[start Data entries]

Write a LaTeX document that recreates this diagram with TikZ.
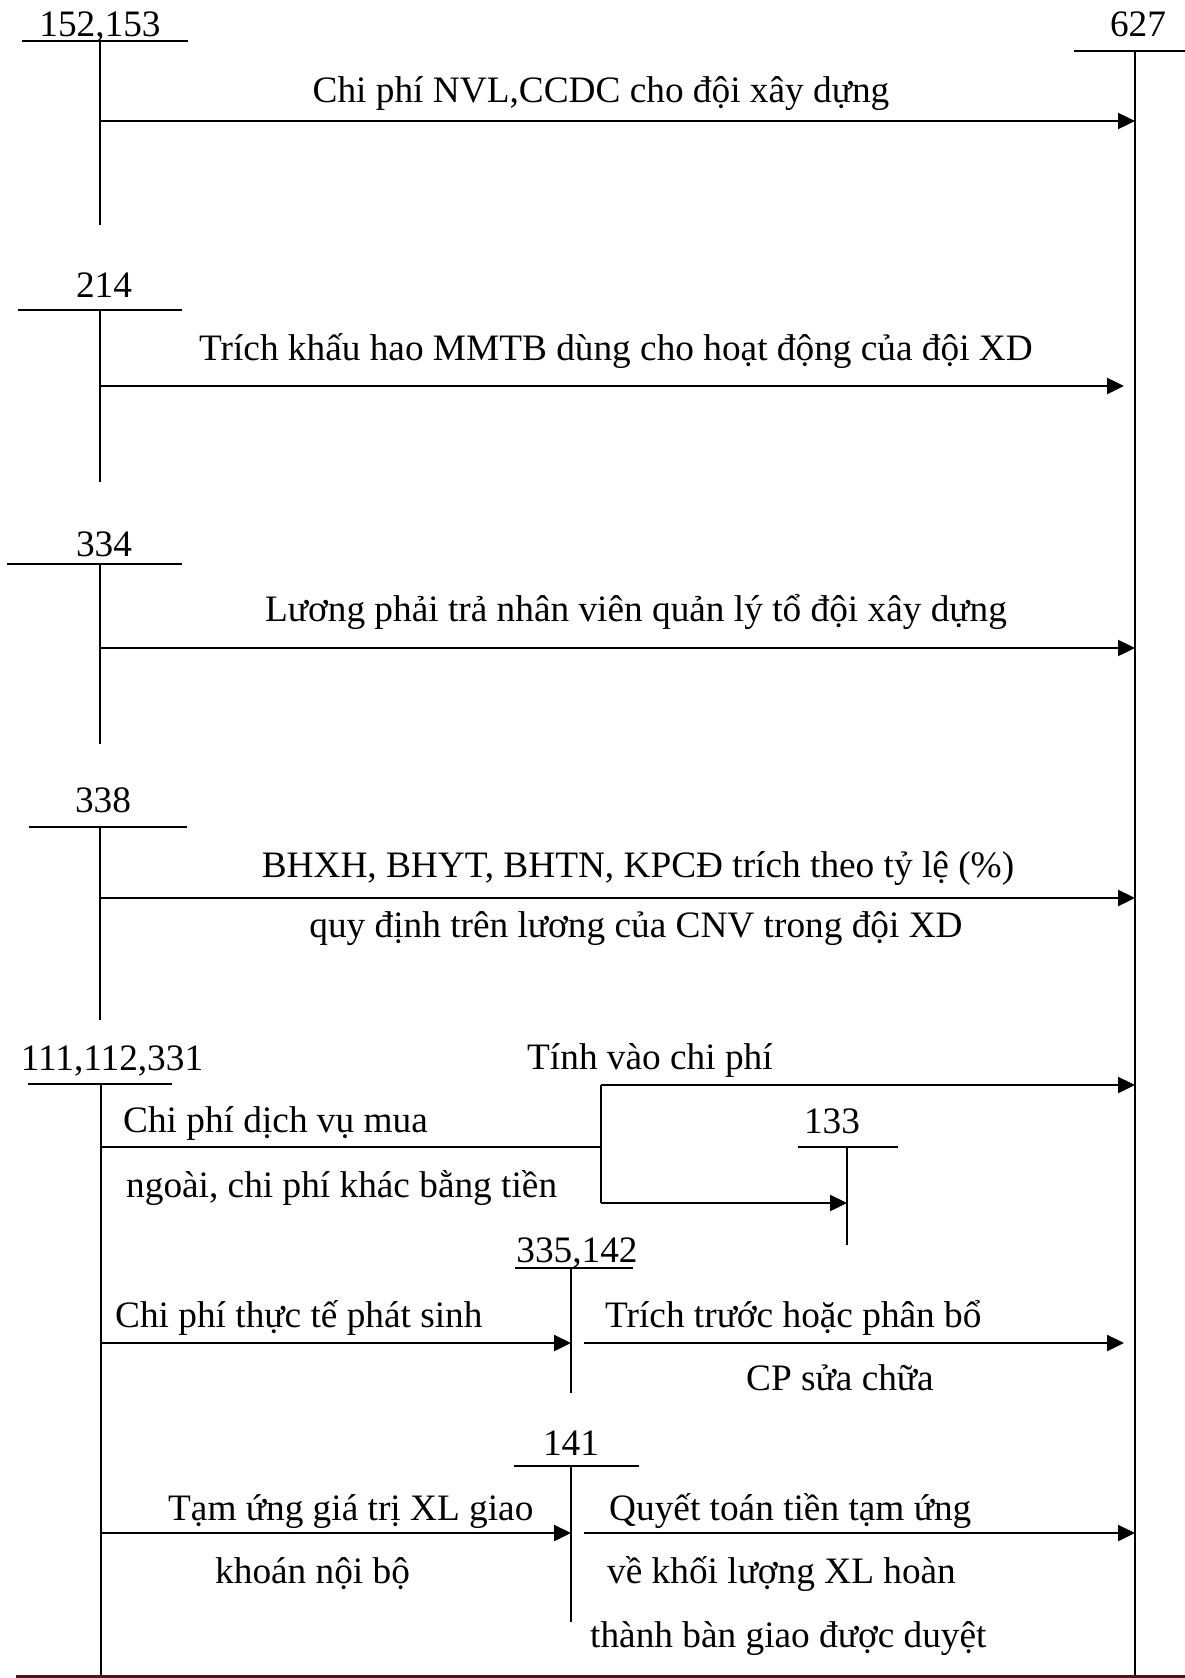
\documentclass[tikz,border=0pt]{standalone}
\usepackage{fontspec}
\setmainfont{Liberation Serif}
\usetikzlibrary{arrows.meta}
\definecolor{botline}{RGB}{80,20,20}
\begin{document}
\begin{tikzpicture}[x=1pt,y=-1pt,line width=2.4pt,
  every node/.style={font=\fontsize{37.3}{44}\selectfont, inner sep=0pt},
  acct/.style={anchor=base},
  lbl/.style={anchor=base},
  lblw/.style={anchor=base west},
  arr/.style={-{Triangle[length=17pt,width=16pt]}},
  tacc/.style={line width=2.4pt}]
\useasboundingbox (0,0) rectangle (1185,1678);

% ---- 152,153
\node[acct] (n152) at (100,37) {152,153};
\draw[tacc] (22,41) -- (188,41);
\draw[tacc] (100,41) -- (100,225);
% ---- 627
\node[acct] (n627) at (1138,37) {627};
\draw[tacc] (1074,51) -- (1185,51);
\draw[tacc] (1135,51) -- (1135,1678);

\coordinate (a1s) at (100,121); \coordinate (a1e) at (1135,121);
\draw[arr] (a1s) -- (a1e);
\node[lbl] (t1) at (601,102) {Chi phí NVL,CCDC cho đội xây dựng};

% ---- 214
\node[acct] (n214) at (104,297) {214};
\draw[tacc] (18,310) -- (182,310);
\draw[tacc] (100,310) -- (100,482);
\coordinate (a2s) at (100,386); \coordinate (a2e) at (1124,386);
\draw[arr] (a2s) -- (a2e);
\node[lbl] (t2) at (616,360) {Trích khấu hao MMTB dùng cho hoạt động của đội XD};

% ---- 334
\node[acct] (n334) at (104,556) {334};
\draw[tacc] (7,564) -- (182,564);
\draw[tacc] (100,564) -- (100,744);
\coordinate (a3s) at (100,648); \coordinate (a3e) at (1135,648);
\draw[arr] (a3s) -- (a3e);
\node[lbl] (t3) at (636,621) {Lương phải trả nhân viên quản lý tổ đội xây dựng};

% ---- 338
\node[acct] (n338) at (103,812) {338};
\draw[tacc] (29,827) -- (187,827);
\draw[tacc] (100,827) -- (100,1020);
\coordinate (a4s) at (100,898); \coordinate (a4e) at (1135,898);
\draw[arr] (a4s) -- (a4e);
\node[lbl] (t4a) at (638,877) {BHXH, BHYT, BHTN, KPCĐ trích theo tỷ lệ (\%)};
\node[lbl] (t4b) at (636,937) {quy định trên lương của CNV trong đội XD};

% ---- 111,112,331
\node[acct] (n111) at (112,1070) {111,112,331};
\draw[tacc] (28,1084) -- (172,1084);
\draw[tacc] (101,1084) -- (101,1678);

\coordinate (b0) at (101,1147); \coordinate (b1) at (601,1147);
\coordinate (bt) at (601,1085); \coordinate (bb) at (601,1203);
\draw (b0) -- (b1);
\draw (bt) -- (bb);
\coordinate (bte) at (1135,1085);
\draw[arr] (bt) -- (bte);
\node[lblw] (t5a) at (526,1069) {Tính vào chi phí};
\node[lblw] (t5b) at (122,1132) {Chi phí dịch vụ mua};
\node[lblw] (t5c) at (125,1197) {ngoài, chi phí khác bằng tiền};

% ---- 133
\node[acct] (n133) at (832,1133) {133};
\draw[tacc] (798,1147) -- (898,1147);
\draw[tacc] (847,1147) -- (847,1245);
\coordinate (bbe) at (847,1203);
\draw[arr] (bb) -- (bbe);

% ---- 335,142
\node[acct] (n335) at (577,1262) {335,142};
\draw[tacc] (515,1268) -- (633,1268);
\draw[tacc] (571,1268) -- (571,1393);
\coordinate (c1s) at (101,1343); \coordinate (c1e) at (571,1343);
\draw[arr] (c1s) -- (c1e);
\node[lblw] (t6a) at (114,1327) {Chi phí thực tế phát sinh};
\coordinate (c2s) at (584,1343); \coordinate (c2e) at (1124,1343);
\draw[arr] (c2s) -- (c2e);
\node[lblw] (t6b) at (604,1327) {Trích trước hoặc phân bổ};
\node[lblw] (t6c) at (745,1390) {CP sửa chữa};

% ---- 141
\node[acct] (n141) at (571,1455) {141};
\draw[tacc] (514,1466) -- (639,1466);
\draw[tacc] (571,1466) -- (571,1622);
\coordinate (d1s) at (101,1533); \coordinate (d1e) at (571,1533);
\draw[arr] (d1s) -- (d1e);
\node[lblw] (t7a) at (167,1520) {Tạm ứng giá trị XL giao};
\node[lblw] (t7b) at (214,1583) {khoán nội bộ};
\coordinate (d2s) at (584,1533); \coordinate (d2e) at (1135,1533);
\draw[arr] (d2s) -- (d2e);
\node[lblw] (t7c) at (608,1520) {Quyết toán tiền tạm ứng};
\node[lblw] (t7d) at (606,1583) {về khối lượng XL hoàn};
\node[lblw] (t7e) at (589,1647) {thành bàn giao được duyệt};

% ---- bottom rule
\draw[botline,line width=3.5pt] (16,1676.25) -- (1185,1676.25);
\end{tikzpicture}
\end{document}
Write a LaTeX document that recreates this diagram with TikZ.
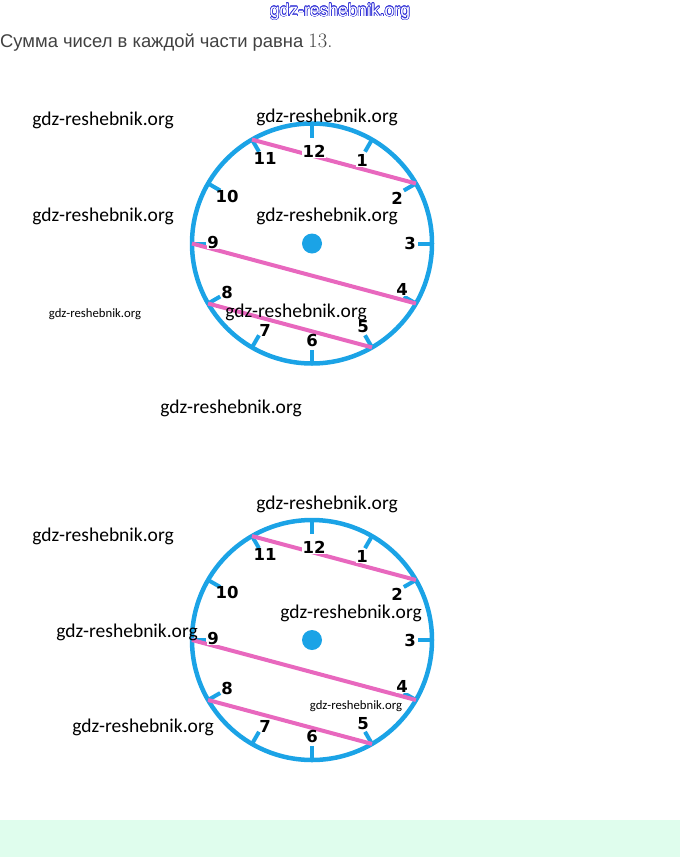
\documentclass[tikz,border=0pt]{standalone}
\usepackage{fontspec}
\usepackage{contour}
\contourlength{0.55pt}
\newfontfamily\wmfont{Carlito}
\newfontfamily\numfont{DejaVu Sans}
\newfontfamily\sitefont{Liberation Sans}
\newfontfamily\capfont{Liberation Sans}
\definecolor{clockblue}{RGB}{27,163,230}
\definecolor{clockpink}{RGB}{232,104,190}
\definecolor{bandgreen}{RGB}{223,253,237}
\definecolor{capgray}{RGB}{65,65,65}
\definecolor{wmblue}{RGB}{50,50,215}
\tikzset{
  ring/.style={draw=clockblue, line width=4.5pt},
  tickline/.style={draw=clockblue, line width=4pt},
  pinkline/.style={draw=clockpink, line width=4pt},
  dotnode/.style={circle, fill=clockblue, minimum size=20pt, inner sep=0pt},
  num/.style={font=\numfont\bfseries\fontsize{16.5}{16.5}\selectfont, inner sep=0.6pt, text=black},
  numw/.style={num, fill=white},
  wm/.style={font=\wmfont\fontsize{19.5}{19.5}\selectfont, inner sep=0pt, text=black},
  wmsmall/.style={font=\wmfont\fontsize{12.7}{12.7}\selectfont, inner sep=0pt, text=black},
  pics/clockface/.style={code={
    \foreach \h in {1,...,12}{
      \coordinate (-p\h) at ({30*\h-90}:120);
      \coordinate (-q\h) at ({30*\h-90}:106);
    }
    \node[dotnode] (-dot) at (0,0) {};
    \draw[ring] (0,0) circle[radius=120];
    \foreach \h in {1,...,12}{ \draw[tickline] (-p\h) -- (-q\h); }
    \draw[pinkline] (-p11) -- (-p2);
    \draw[pinkline] (-p9) -- (-p4);
    \draw[pinkline] (-p8) -- (-p5);
    \node[numw] (-n12) at (2,-92.5) {12};
    \node[numw] (-n1) at (50,-83.5) {1};
    \node[num] (-n2) at (85,-45.5) {2};
    \node[num] (-n3) at (98,0) {3};
    \node[numw] (-n4) at (90,46) {4};
    \node[num] (-n5) at (51,83.5) {5};
    \node[num] (-n6) at (0,96.5) {6};
    \node[num] (-n7) at (-47,86.5) {7};
    \node[num] (-n8) at (-85,48.5) {8};
    \node[numw] (-n9) at (-99,-1.5) {9};
    \node[num] (-n10) at (-85,-47.5) {10};
    \node[num] (-n11) at (-47,-85.5) {11};
  }}
}
\begin{document}
\begin{tikzpicture}[x=1pt,y=-1pt]
\useasboundingbox (0,0) rectangle (680,857);
\fill[bandgreen] (0,820) rectangle (680,857);
\node[inner sep=0pt, font=\sitefont\fontsize{17.5}{17.5}\selectfont] (site) at (340,12) {\contour{wmblue}{\color{white}gdz-reshebnik.org}};
\node[anchor=base west, inner sep=0pt, text=capgray, font=\capfont\fontsize{18.4}{20}\selectfont] (caption) at (0,47) {Сумма чисел в каждой части равна {\rmfamily\fontsize{20.5}{20}\selectfont 13.}};
\pic (c1) at (312,243.5) {clockface};
\pic (c2) at (312,640) {clockface};
\node[wm] (w1) at (103,120) {gdz-reshebnik.org};
\node[wm] (w2) at (327,117) {gdz-reshebnik.org};
\node[wm] (w3) at (103,216) {gdz-reshebnik.org};
\node[wm] (w4) at (327,216) {gdz-reshebnik.org};
\node[wmsmall] (w5) at (95,314) {gdz-reshebnik.org};
\node[wm] (w6) at (296,312) {gdz-reshebnik.org};
\node[wm] (w7) at (231,408) {gdz-reshebnik.org};
\node[wm] (w8) at (327,504) {gdz-reshebnik.org};
\node[wm] (w9) at (103,536) {gdz-reshebnik.org};
\node[wm] (w10) at (351,613) {gdz-reshebnik.org};
\node[wm] (w11) at (127,632) {gdz-reshebnik.org};
\node[wmsmall] (w12) at (356,706) {gdz-reshebnik.org};
\node[wm] (w13) at (143,727) {gdz-reshebnik.org};
\end{tikzpicture}
\end{document}
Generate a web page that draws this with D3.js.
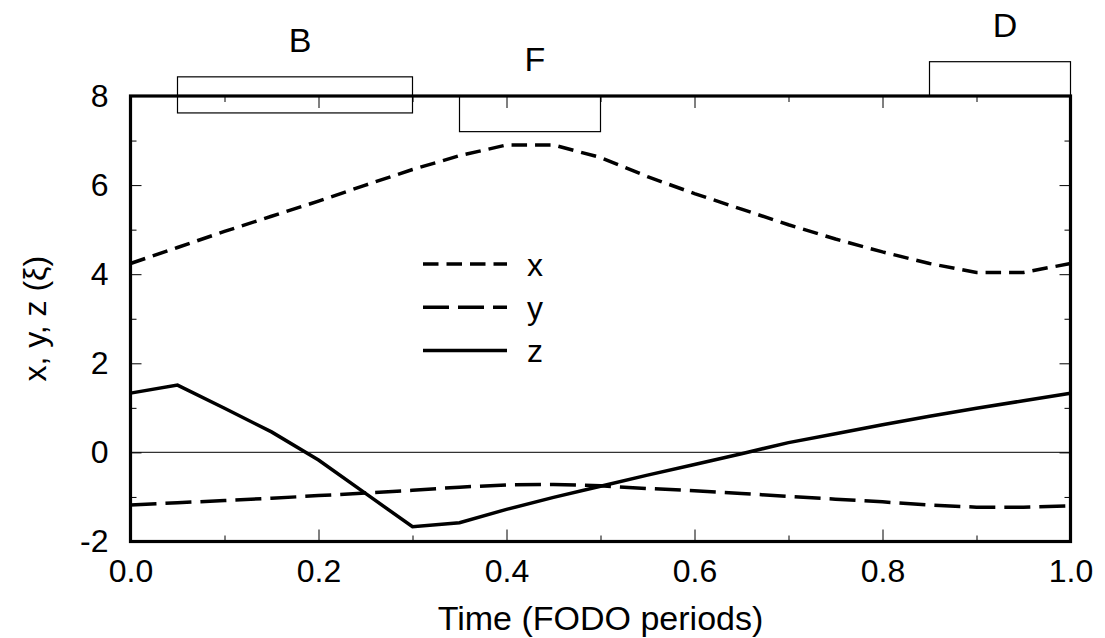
<!DOCTYPE html>
<html lang="en">
<head>
    <title>FODO cell - x, y, z</title>
    <meta charset="utf-8"/>
    <script src="https://d3js.org/d3.v7.min.js"></script>
    <style>
        body { margin: 0; background: #fff; }
        text { font-family: "Liberation Sans", Arial, Helvetica, sans-serif; fill: #000; }
        .tick line { stroke: #000; stroke-width: 1px; }
    </style>
</head>
<body>
<svg width="1105" height="638"></svg>

<script type="text/javascript">

    // datos (tiempo en periodos FODO)
    const tiempo = [0, 0.05, 0.1, 0.15, 0.2, 0.25, 0.3, 0.35, 0.4, 0.45, 0.5,
        0.55, 0.6, 0.65, 0.7, 0.75, 0.8, 0.85, 0.9, 0.95, 1.0];
    const serieX = [4.24, 4.6, 4.96, 5.3, 5.64, 6.0, 6.35, 6.66, 6.9, 6.9, 6.62,
        6.19, 5.81, 5.46, 5.11, 4.79, 4.5, 4.24, 4.04, 4.04, 4.24];
    const serieY = [-1.18, -1.13, -1.08, -1.03, -0.97, -0.91, -0.85, -0.78, -0.73, -0.72, -0.75,
        -0.81, -0.86, -0.92, -0.99, -1.05, -1.11, -1.18, -1.23, -1.23, -1.2];
    const serieZ = [1.33, 1.51, 0.99, 0.46, -0.17, -0.92, -1.67, -1.58, -1.28, -1.01, -0.76,
        -0.51, -0.27, -0.03, 0.22, 0.42, 0.62, 0.81, 0.99, 1.16, 1.33];

    // ticks
    const xTicks = [0, 0.2, 0.4, 0.6, 0.8, 1.0];
    const xTickLabels = ["0.0", "0.2", "0.4", "0.6", "0.8", "1.0"];
    const xMinor = [0.1, 0.3, 0.5, 0.7, 0.9];
    const yTicks = [-2, 0, 2, 4, 6, 8];
    const yTickLabels = ["-2", "0", "2", "4", "6", "8"];
    const yMinor = [-1, 1, 3, 5, 7];

    // imanes de la celda (B = dipolo, F y D = cuadrupolos)
    const imanNombre = ["B", "F", "D"];
    const imanInicio = [0.05, 0.35, 0.85];
    const imanFin = [0.3, 0.5, 1.0];
    const imanArriba = [8.43, 8.0, 8.77];
    const imanAbajo = [7.62, 7.2, 8.0];

    const mLeft = 130.5, mTop = 96, ancho = 940, alto = 445.5;

    const svg = d3.select("svg");

    let escalaX = d3.scaleLinear().domain([0, 1]).range([mLeft, mLeft + ancho]);
    let escalaY = d3.scaleLinear().domain([-2, 8]).range([mTop + alto, mTop]);

    // linea del cero
    svg.append("line")
        .attr("x1", escalaX(0)).attr("x2", escalaX(1))
        .attr("y1", escalaY(0)).attr("y2", escalaY(0))
        .attr("stroke", "#333").attr("stroke-width", 1.2);

    // ejes: ticks hacia adentro, mayores y menores
    function dibujaEje(eje, transform) {
        svg.append("g")
            .attr("transform", transform)
            .style("font-size", "32px")
            .style("font-family", "Liberation Sans, Arial, sans-serif")
            .call(eje)
            .call(g => g.select(".domain").remove());
    }

    const xFmt = d => xTickLabels[xTicks.indexOf(d)];
    const yFmt = d => yTickLabels[yTicks.indexOf(d)];

    dibujaEje(d3.axisBottom(escalaX).tickValues(xTicks).tickFormat(xFmt)
        .tickSize(-12).tickPadding(18), "translate(0," + (mTop + alto) + ")");
    dibujaEje(d3.axisBottom(escalaX).tickValues(xMinor).tickFormat("")
        .tickSize(-6), "translate(0," + (mTop + alto) + ")");
    dibujaEje(d3.axisTop(escalaX).tickValues(xTicks).tickFormat("")
        .tickSize(-12), "translate(0," + mTop + ")");
    dibujaEje(d3.axisTop(escalaX).tickValues(xMinor).tickFormat("")
        .tickSize(-6), "translate(0," + mTop + ")");

    dibujaEje(d3.axisLeft(escalaY).tickValues(yTicks).tickFormat(yFmt)
        .tickSize(-11).tickPadding(22), "translate(" + mLeft + ",0)");
    dibujaEje(d3.axisLeft(escalaY).tickValues(yMinor).tickFormat("")
        .tickSize(-6), "translate(" + mLeft + ",0)");
    dibujaEje(d3.axisRight(escalaY).tickValues(yTicks).tickFormat("")
        .tickSize(-11), "translate(" + (mLeft + ancho) + ",0)");
    dibujaEje(d3.axisRight(escalaY).tickValues(yMinor).tickFormat("")
        .tickSize(-6), "translate(" + (mLeft + ancho) + ",0)");

    // marco
    svg.append("rect")
        .attr("x", mLeft).attr("y", mTop)
        .attr("width", ancho).attr("height", alto)
        .attr("fill", "none").attr("stroke", "#000").attr("stroke-width", 3.2);

    // imanes
    imanNombre.forEach((n, i) => {
        svg.append("rect")
            .attr("x", escalaX(imanInicio[i]))
            .attr("y", escalaY(imanArriba[i]))
            .attr("width", escalaX(imanFin[i]) - escalaX(imanInicio[i]))
            .attr("height", escalaY(imanAbajo[i]) - escalaY(imanArriba[i]))
            .attr("fill", "none").attr("stroke", "#000").attr("stroke-width", 1.2);

        svg.append("text")
            .attr("x", escalaX((imanInicio[i] + imanFin[i]) / 2) + 5)
            .attr("y", escalaY(imanArriba[i]) - 25)
            .attr("text-anchor", "middle")
            .style("font-size", "34px")
            .text(n);
    });

    // series
    const series = [
        {nombre: "x", valores: serieX, dash: "15.5,8"},
        {nombre: "y", valores: serieY, dash: "26,9"},
        {nombre: "z", valores: serieZ, dash: null}
    ];

    let linea = d3.line()
        .x((d, i) => escalaX(tiempo[i]))
        .y(d => escalaY(d));

    series.forEach(s => {
        svg.append("path")
            .attr("d", linea(s.valores))
            .attr("fill", "none")
            .attr("stroke", "#000")
            .attr("stroke-width", 3.5)
            .attr("stroke-dasharray", s.dash);
    });

    // leyenda
    const leyenda = svg.append("g").attr("transform", "translate(423,264)");
    series.forEach((s, i) => {
        leyenda.append("line")
            .attr("x1", 0).attr("x2", 84)
            .attr("y1", i * 43.2).attr("y2", i * 43.2)
            .attr("stroke", "#000").attr("stroke-width", 3.5)
            .attr("stroke-dasharray", s.dash);
        leyenda.append("text")
            .attr("x", 104).attr("y", i * 43.2 + 12)
            .style("font-size", "32px")
            .text(s.nombre);
    });

    // titulos de ejes
    svg.append("text")
        .attr("x", mLeft + ancho / 2)
        .attr("y", 630)
        .attr("text-anchor", "middle")
        .style("font-size", "34px")
        .text("Time (FODO periods)");

    svg.append("text")
        .attr("transform", "translate(46," + (mTop + alto / 2) + ") rotate(-90)")
        .attr("text-anchor", "middle")
        .style("font-size", "32px")
        .text("x, y, z (ξ)");

</script>
</body>
</html>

[end Data entries]

Direction: Starting at the top of the listing above, please restate word for word each line up to and including the one that holds "(1135,51) -- (1135,1678);", omitting every image.

Exercise response:
Write a LaTeX document that recreates this diagram with TikZ.
\documentclass[tikz,border=0pt]{standalone}
\usepackage{fontspec}
\setmainfont{Liberation Serif}
\usetikzlibrary{arrows.meta}
\definecolor{botline}{RGB}{80,20,20}
\begin{document}
\begin{tikzpicture}[x=1pt,y=-1pt,line width=2.4pt,
  every node/.style={font=\fontsize{37.3}{44}\selectfont, inner sep=0pt},
  acct/.style={anchor=base},
  lbl/.style={anchor=base},
  lblw/.style={anchor=base west},
  arr/.style={-{Triangle[length=17pt,width=16pt]}},
  tacc/.style={line width=2.4pt}]
\useasboundingbox (0,0) rectangle (1185,1678);

% ---- 152,153
\node[acct] (n152) at (100,37) {152,153};
\draw[tacc] (22,41) -- (188,41);
\draw[tacc] (100,41) -- (100,225);
% ---- 627
\node[acct] (n627) at (1138,37) {627};
\draw[tacc] (1074,51) -- (1185,51);
\draw[tacc] (1135,51) -- (1135,1678);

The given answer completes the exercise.